C’est une opinion assez accréditée parmi un certain nombre de critiques que cette série, quoique fort belle, ne suffit pas pour faire connaître complètement Rubens. Les juges les plus compétents ne partagent pas cet avis. À leurs yeux, la galerie Médicis est une des œuvres les plus prodigieuses de ce fécond génie. Ce qui rend cet ouvrage non moins admirable, c’est le peu de temps que l’artiste mit à l’exécuter ; il est vrai qu’il se fit aider par ses élèves, qui ébauchaient ordinairement ses tableaux, et il serait même aisé de désigner ceux où Jordaens a mis la main ; mais cette promptitude n’en est pas moins extraordinaire, et c’est une qualité de plus quand elle ne nuit pas à la perfection.

« Cette histoire de Marie de Médicis, dit M. Viardot, qui n’était que la décoration d’un palais, rapportée du Luxembourg au Louvre, sera désormais l’ornement du musée ; elle sera aussi l’une des principales gloires de son auteur. Sans doute, si l’on considère d’abord le sujet, ce vaste poëme en vingt et un chants n’est pas précisément un livre d’histoire, mais seulement une suite d’allégories ou, mieux encore, de flatteries allégoriques à travers lesquelles il est assez difficile de reconnaître l’altière, opiniâtre et fausse Marie de Médicis qui, épouse, se fit détester de son époux, mère, se fit détester de son fils, et, régente, se fit détester de la France. Sans doute aussi, en les considérant comme de simples œuvres d’art, il ne se trouve pas dans ces vingt et un chapitres une page aussi magistrale que la fameuse Descente de croix d’Anvers ; mais, toutefois, par la grandeur inusitée de l’ensemble, par l’invention inépuisable et l’infinie variété des sujets, ainsi que par la merveilleuse exécution de leurs détails, la Vie de Marie de Médicis, prise en masse, ne cède à nulle page de Rubens le premier rang dans son œuvre immense. » Il est à regretter que les précieuses esquisses, faites en grisaille par Rubens en 1621, et qui seraient si bien auprès des tableaux, se trouvent à la pinacothèque de Munich. De ces nombreuses toiles, celle du Couronnement de Marie de Médicis est considérée comme la plus belle ; elle a été gravée par J. Audran et Landon.

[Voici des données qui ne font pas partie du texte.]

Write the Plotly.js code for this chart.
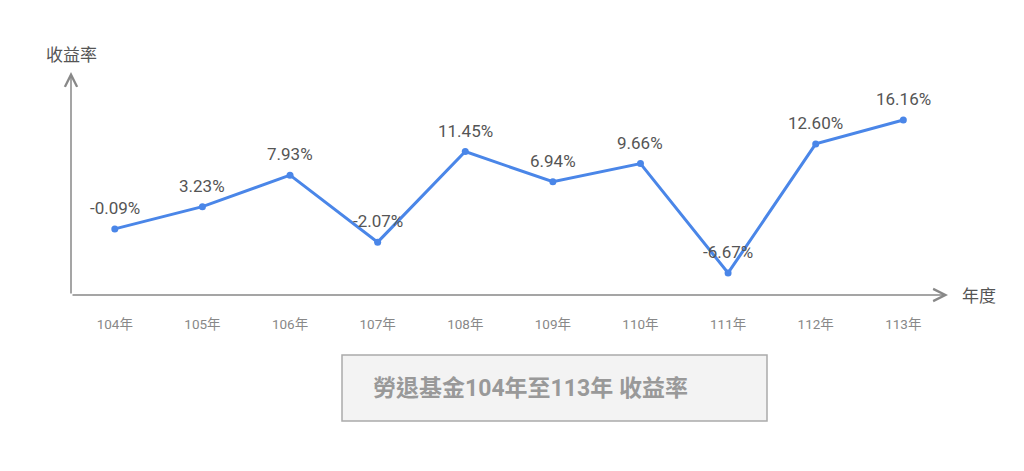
<!DOCTYPE html>
<html>
<head>
<meta charset="utf-8">
<script src="https://cdn.plot.ly/plotly-3.0.1.min.js"></script>
<style>
  html, body { margin: 0; padding: 0; background: #fff; }
  #chart { width: 1024px; height: 471px; }
</style>
</head>
<body>
<div id="chart"></div>
<script>
// 勞退基金 年度收益率 (%)
var years = ["104年", "105年", "106年", "107年", "108年", "109年", "110年", "111年", "112年", "113年"];
var returns = [-0.09, 3.23, 7.93, -2.07, 11.45, 6.94, 9.66, -6.67, 12.60, 16.16];
var chartTitle = "勞退基金104年至113年 收益率";

var FONT = "Roboto, 'Noto Sans CJK TC', sans-serif";
var idx = years.map(function(d, i) { return i; });
var labels = returns.map(function(v) { return v.toFixed(2) + "%"; });

var W = 1024, H = 471;
var xr = [-0.5, 9.51];
var yr = [-9.96, 23.33];

var trace = {
  x: idx,
  y: returns,
  type: "scatter",
  mode: "lines+markers",
  line: { color: "#4a86e8", width: 3 },
  marker: { color: "#4a86e8", size: 7 },
  cliponaxis: false,
  hoverinfo: "skip"
};

// value labels above each point
var valueNotes = idx.map(function(i) {
  return {
    x: i, y: returns[i], xref: "x", yref: "y",
    text: labels[i], showarrow: false,
    xanchor: "center", yanchor: "middle", yshift: 21,
    font: { family: FONT, size: 17, color: "#555" }
  };
});

var layout = {
  width: W,
  height: H,
  margin: { l: 0, r: 0, t: 0, b: 0 },
  paper_bgcolor: "#fff",
  plot_bgcolor: "#fff",
  showlegend: false,
  font: { family: FONT },
  xaxis: {
    domain: [71 / W, 948 / W],
    range: xr,
    tickvals: idx,
    ticktext: years,
    tickfont: { family: FONT, size: 13.5, color: "#888" },
    ticks: "",
    ticklabelstandoff: 19,
    showgrid: false,
    zeroline: false,
    showline: false
  },
  yaxis: {
    domain: [1 - 295 / H, 1 - 72 / H],
    range: yr,
    showticklabels: false,
    ticks: "",
    showgrid: false,
    zeroline: false,
    showline: false
  },
  annotations: [
    { // x axis arrow
      x: xr[1], y: yr[0], xref: "x", yref: "y",
      ax: xr[0], ay: yr[0], axref: "x", ayref: "y",
      text: "", showarrow: true, arrowhead: 5, arrowsize: 1.6,
      arrowwidth: 1.5, arrowcolor: "#888"
    },
    { // y axis arrow
      x: xr[0], y: yr[1], xref: "x", yref: "y",
      ax: xr[0], ay: yr[0], axref: "x", ayref: "y",
      text: "", showarrow: true, arrowhead: 5, arrowsize: 1.6,
      arrowwidth: 1.5, arrowcolor: "#888"
    },
    {
      x: 44 / W, y: 1 - 55 / H, xref: "paper", yref: "paper",
      xanchor: "left", yanchor: "middle", showarrow: false,
      text: "收益率", font: { family: FONT, size: 17, color: "#555" }
    },
    {
      x: 960 / W, y: 1 - 296 / H, xref: "paper", yref: "paper",
      xanchor: "left", yanchor: "middle", showarrow: false,
      text: "年度", font: { family: FONT, size: 17, color: "#555" }
    },
    {
      x: 371 / W, y: 1 - 388 / H, xref: "paper", yref: "paper",
      xanchor: "left", yanchor: "middle", showarrow: false,
      text: "<b>" + chartTitle + "</b>",
      font: { family: FONT, size: 23, color: "#999" }
    }
  ].concat(valueNotes),
  shapes: [
    {
      type: "rect", xref: "paper", yref: "paper",
      x0: 342 / W, x1: 767 / W, y0: 1 - 421 / H, y1: 1 - 355 / H,
      fillcolor: "#f3f3f3", line: { color: "#aaa", width: 1.5 },
      layer: "below"
    }
  ]
};

Plotly.newPlot("chart", [trace], layout, { staticPlot: true, displayModeBar: false });
</script>
</body>
</html>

La Vie de Marie de Médicis a été l’objet, dans les premières années du second Empire et sous la direction de M. de Nieuwerkerke, d’un rajeunissement qui a été diversement apprécié par la critique. On a détaché le vernis jaune qui couvrait toutes les toiles, et Rubens est apparu avec des tons rutilants et des carnations sanguinolentes qu’on ne lui connaissait pas. Il paraît que tels durent être les tableaux quand ils sortirent de la main du maître, et le vernis qui les avait fait rancir nous empêchait d’en avoir une idée vraie. Ainsi soit-il. Mais ceux qui étaient habitués à l’aspect des Rubens tels qu’on les connaissait jusqu’alors crièrent comme si on les avait écorchés eux-mêmes.